DIRECTION: Output the material exactly, but drop every image it holds.

INFORMATION PROVIDED:
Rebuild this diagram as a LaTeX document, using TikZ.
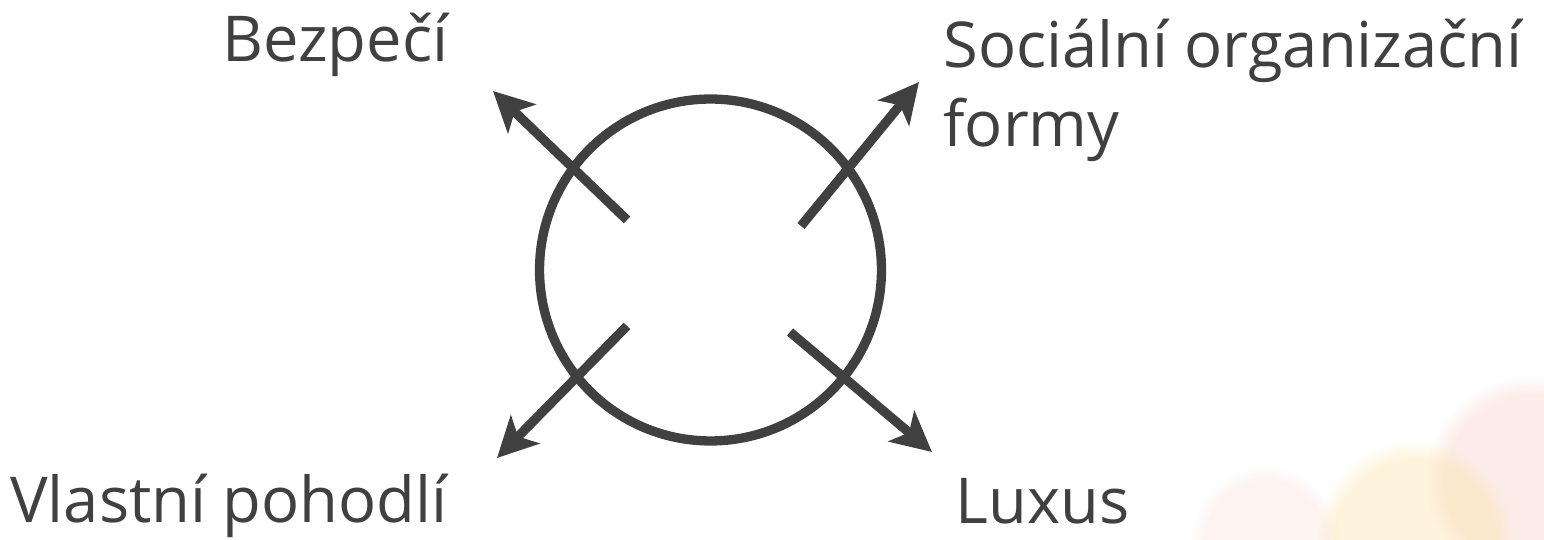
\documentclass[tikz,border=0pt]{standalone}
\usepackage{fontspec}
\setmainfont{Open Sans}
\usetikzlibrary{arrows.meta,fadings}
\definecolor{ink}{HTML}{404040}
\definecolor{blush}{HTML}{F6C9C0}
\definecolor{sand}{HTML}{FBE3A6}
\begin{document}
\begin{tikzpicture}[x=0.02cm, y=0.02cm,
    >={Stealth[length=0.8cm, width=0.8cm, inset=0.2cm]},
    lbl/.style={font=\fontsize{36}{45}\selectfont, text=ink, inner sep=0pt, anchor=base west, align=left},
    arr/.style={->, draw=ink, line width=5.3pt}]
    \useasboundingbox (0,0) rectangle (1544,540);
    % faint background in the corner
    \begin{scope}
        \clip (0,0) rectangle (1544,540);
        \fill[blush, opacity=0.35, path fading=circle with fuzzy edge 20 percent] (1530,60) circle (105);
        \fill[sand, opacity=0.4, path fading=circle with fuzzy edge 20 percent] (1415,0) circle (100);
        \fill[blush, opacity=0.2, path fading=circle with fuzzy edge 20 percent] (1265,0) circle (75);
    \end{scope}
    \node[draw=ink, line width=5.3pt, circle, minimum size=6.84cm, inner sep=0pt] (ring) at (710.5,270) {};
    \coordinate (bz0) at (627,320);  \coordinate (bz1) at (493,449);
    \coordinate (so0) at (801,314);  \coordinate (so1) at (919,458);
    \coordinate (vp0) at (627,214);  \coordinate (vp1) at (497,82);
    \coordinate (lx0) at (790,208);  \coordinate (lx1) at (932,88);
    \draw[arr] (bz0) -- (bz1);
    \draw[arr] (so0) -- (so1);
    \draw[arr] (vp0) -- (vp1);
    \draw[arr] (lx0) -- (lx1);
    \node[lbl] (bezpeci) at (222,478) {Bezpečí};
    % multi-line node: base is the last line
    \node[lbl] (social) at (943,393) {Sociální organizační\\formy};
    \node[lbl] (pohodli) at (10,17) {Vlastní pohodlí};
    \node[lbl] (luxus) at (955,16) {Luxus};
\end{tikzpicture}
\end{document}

IN RESPONSE:
Rebuild this diagram as a LaTeX document, using TikZ.
\documentclass[tikz,border=0pt]{standalone}
\usepackage{fontspec}
\setmainfont{Open Sans}
\usetikzlibrary{arrows.meta,fadings}
\definecolor{ink}{HTML}{404040}
\definecolor{blush}{HTML}{F6C9C0}
\definecolor{sand}{HTML}{FBE3A6}
\begin{document}
\begin{tikzpicture}[x=0.02cm, y=0.02cm,
    >={Stealth[length=0.8cm, width=0.8cm, inset=0.2cm]},
    lbl/.style={font=\fontsize{36}{45}\selectfont, text=ink, inner sep=0pt, anchor=base west, align=left},
    arr/.style={->, draw=ink, line width=5.3pt}]
    \useasboundingbox (0,0) rectangle (1544,540);
    % faint background in the corner
    \begin{scope}
        \clip (0,0) rectangle (1544,540);
        \fill[blush, opacity=0.35, path fading=circle with fuzzy edge 20 percent] (1530,60) circle (105);
        \fill[sand, opacity=0.4, path fading=circle with fuzzy edge 20 percent] (1415,0) circle (100);
        \fill[blush, opacity=0.2, path fading=circle with fuzzy edge 20 percent] (1265,0) circle (75);
    \end{scope}
    \node[draw=ink, line width=5.3pt, circle, minimum size=6.84cm, inner sep=0pt] (ring) at (710.5,270) {};
    \coordinate (bz0) at (627,320);  \coordinate (bz1) at (493,449);
    \coordinate (so0) at (801,314);  \coordinate (so1) at (919,458);
    \coordinate (vp0) at (627,214);  \coordinate (vp1) at (497,82);
    \coordinate (lx0) at (790,208);  \coordinate (lx1) at (932,88);
    \draw[arr] (bz0) -- (bz1);
    \draw[arr] (so0) -- (so1);
    \draw[arr] (vp0) -- (vp1);
    \draw[arr] (lx0) -- (lx1);
    \node[lbl] (bezpeci) at (222,478) {Bezpečí};
    % multi-line node: base is the last line
    \node[lbl] (social) at (943,393) {Sociální organizační\\formy};
    \node[lbl] (pohodli) at (10,17) {Vlastní pohodlí};
    \node[lbl] (luxus) at (955,16) {Luxus};
\end{tikzpicture}
\end{document}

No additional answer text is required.